Blatter himself has also been careful about leaving Switzerland since extradition proceedings against the seven football officials began. He did not present at the Women’s World Cup in July, the first time he has not done so since becoming president in 1998. He is on record as wanting to avoid “travel risks” given the recent legal storm.
This is unlikely to trouble him in Russia, where he is due to make the preliminary draw for the 2018 World Cup. Blatter has Vladimir Putin’s word of reassurance on where he stands. The FBI raids were described by the Russian President as an attempt on the part of the FBI to meddle in “other jurisdictions”. Appropriately, Blatter has himself become a political football.

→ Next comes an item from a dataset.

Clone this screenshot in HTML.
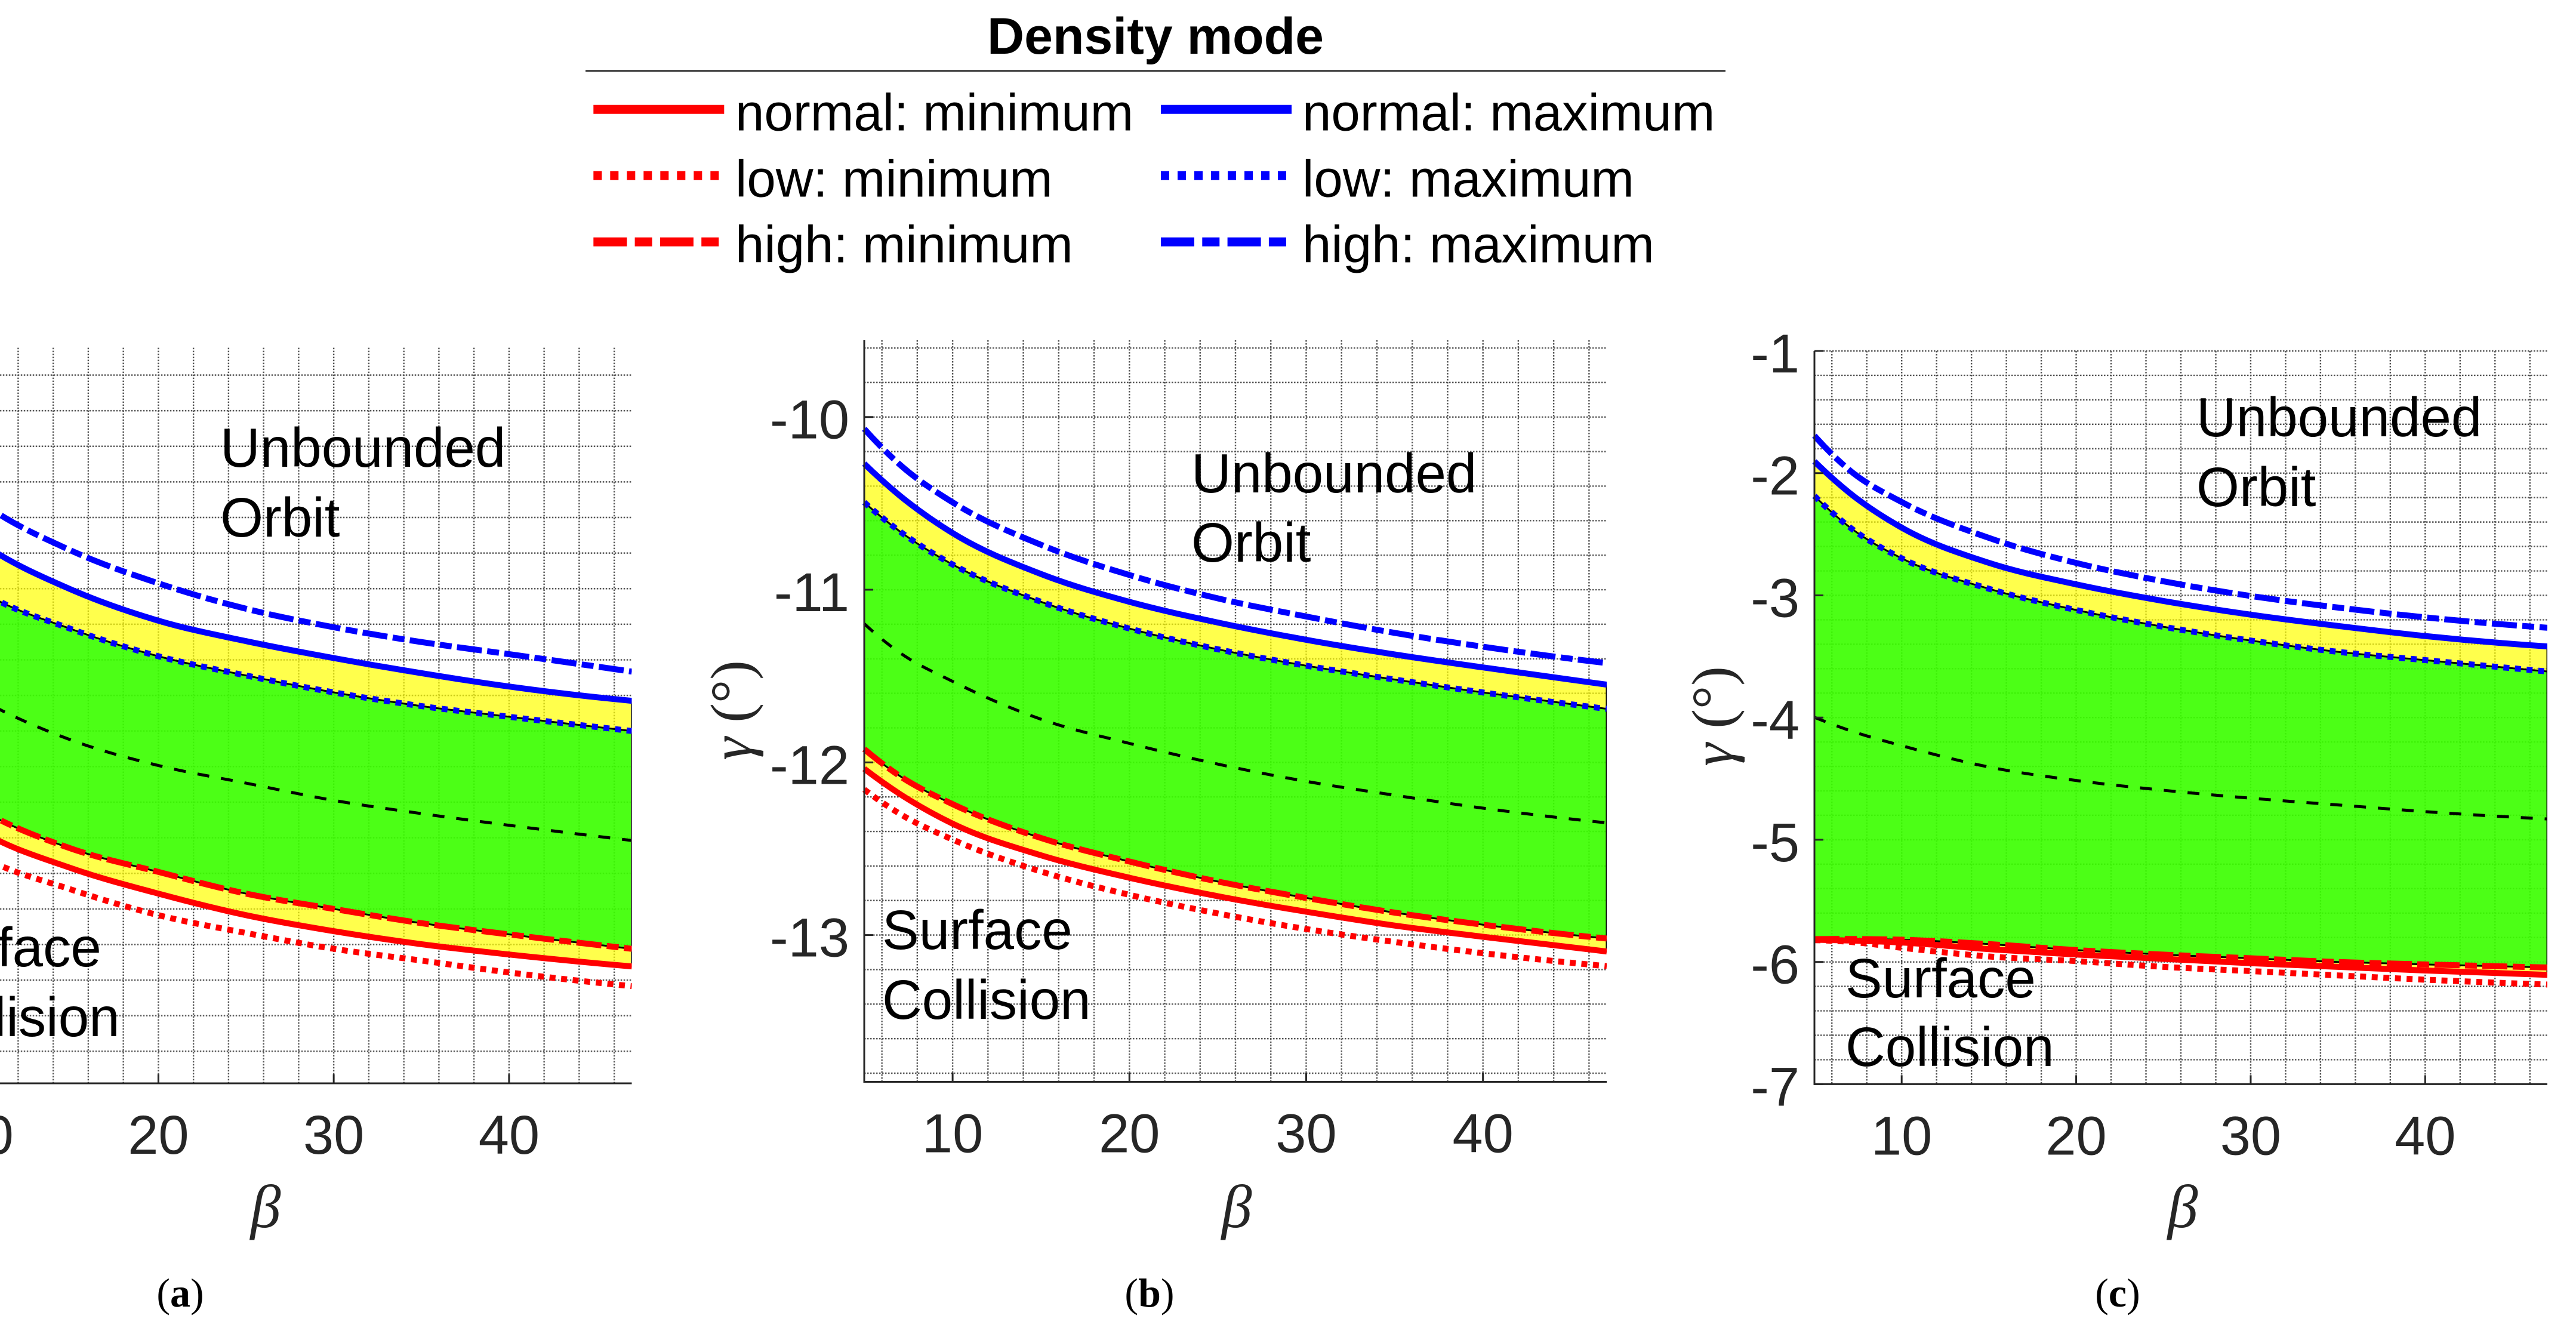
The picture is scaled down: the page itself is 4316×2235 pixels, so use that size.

It was precisely such obstinate behaviour on Blatter’s part that led British comedian Simon Brodkin to engage a level of considerable high jinks. The account of that event has now smoked the entire social media circuit: Brodkin, using his stage name, decided to go the mile as one of his characters, Jason Bent.
Bent managed, remarkably, to place a pile of fake banknotes on the desk next to Blatter, having announced himself as a delegate from North Korea’s 2026 World Cup bid. On being led away by security, he threw more handy notes over the alarmed president. How the North Koreans respond remains to be seen.
A police spokesman explained that the comedian “will be charged for trespassing because we wasn’t allowed to enter the building… If there will be a trial it is still to be decided by the prosecutor. Trespassing in Switzerland is just prosecuted by request like other minor crimes.”
And so it happens that offences committed, when small in measure, register more disdain than grand acts of collusion. The old Bertolt Brecht expression about banks comes to mind: “What is the robbing of a bank compared to a founding of a bank?” Thefts of institutions is one thing; institutions of theft, another. And Blatter certain knows a thing or two about how that works.